Economic Headwinds and YPF’s Pivotal Role
The timing of this legal pressure could not be more challenging for President Javier Milei’s administration. Argentina is currently grappling with a confluence of formidable economic crises, including rampant inflation, a crippling sovereign debt burden, and a critical shortage of foreign currency reserves. In this volatile financial environment, YPF represents an indispensable pillar of the nation’s economic stability and future growth trajectory.
YPF is not merely an energy producer; it is the cornerstone of Argentina’s ambitious energy strategy, particularly its drive to unlock the vast potential of the Vaca Muerta shale basin. This world-class unconventional play is central to the nation’s aspirations for energy self-sufficiency and becoming a significant global energy exporter. In March, Vaca Muerta demonstrated robust growth, with crude oil production reaching 447,000 barrels per day (bpd), a remarkable 26% increase year-over-year. YPF leads the charge in this critical region, spearheading key infrastructure projects, including a $3 billion crude pipeline expansion and the development of three liquefied natural gas (LNG) projects. These initiatives include a high-profile 12 million tonnes per annum (mtpa) floating LNG (FLNG) joint venture with Italian energy giant Eni, underscoring the company’s pivotal role in monetizing Argentina’s substantial gas reserves for export.
Strategic Vision Under Threat: Implications for Energy Investors
Under the leadership of CEO Horacio Marín, YPF has articulated an aggressive “four-by-four” strategy, aiming to quadruple the company’s value within four years. Marín has expressed confidence in YPF’s inherent profitability, even projecting positive returns if global oil prices were to fall to $40 per barrel. This ambitious roadmap, designed to propel YPF and Argentina into a new era of energy prosperity, now faces significant jeopardy. The potential loss of government control over YPF could severely disrupt this strategic direction, undermining Argentina’s efforts to capitalize on Vaca Muerta’s immense potential through crucial LNG export ventures.

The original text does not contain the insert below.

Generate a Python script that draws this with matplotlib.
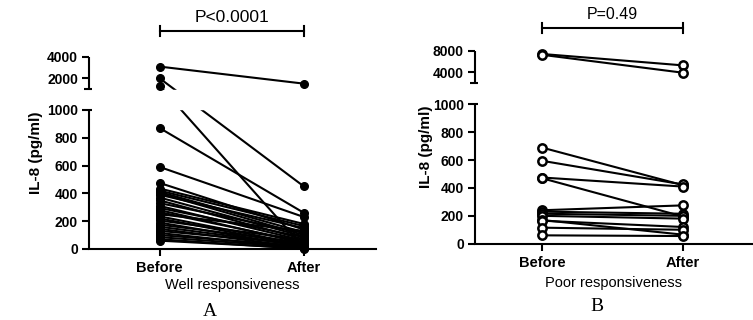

For investors monitoring the global oil and gas sector, particularly those with exposure to Latin American markets, the unfolding situation around YPF presents a complex risk-reward scenario. The outcome of this legal battle will not only determine the future ownership structure of a key energy asset but also signal the broader investment climate and sovereign risk perceptions within Argentina. A forced transfer of YPF’s controlling stake could send ripple effects across the nation’s financial markets and its energy development plans, potentially deterring future foreign direct investment into other crucial sectors.
The Final Countdown
While the immediate threat of a forced turnover of YPF shares has been temporarily averted, the clock is ticking rapidly for Argentina. The nation’s fate now rests with the appeals court. Should the appellate judges decline to intervene by the July 17 deadline, the order to surrender YPF’s controlling interest could proceed. Such a development would deliver a profound financial and political blow to Argentina, arriving at a moment when the government is strenuously attempting to stabilize its economy and restore investor confidence. The resolution of this monumental legal challenge will undoubtedly shape Argentina’s energy future and its standing on the global investment stage for years to come.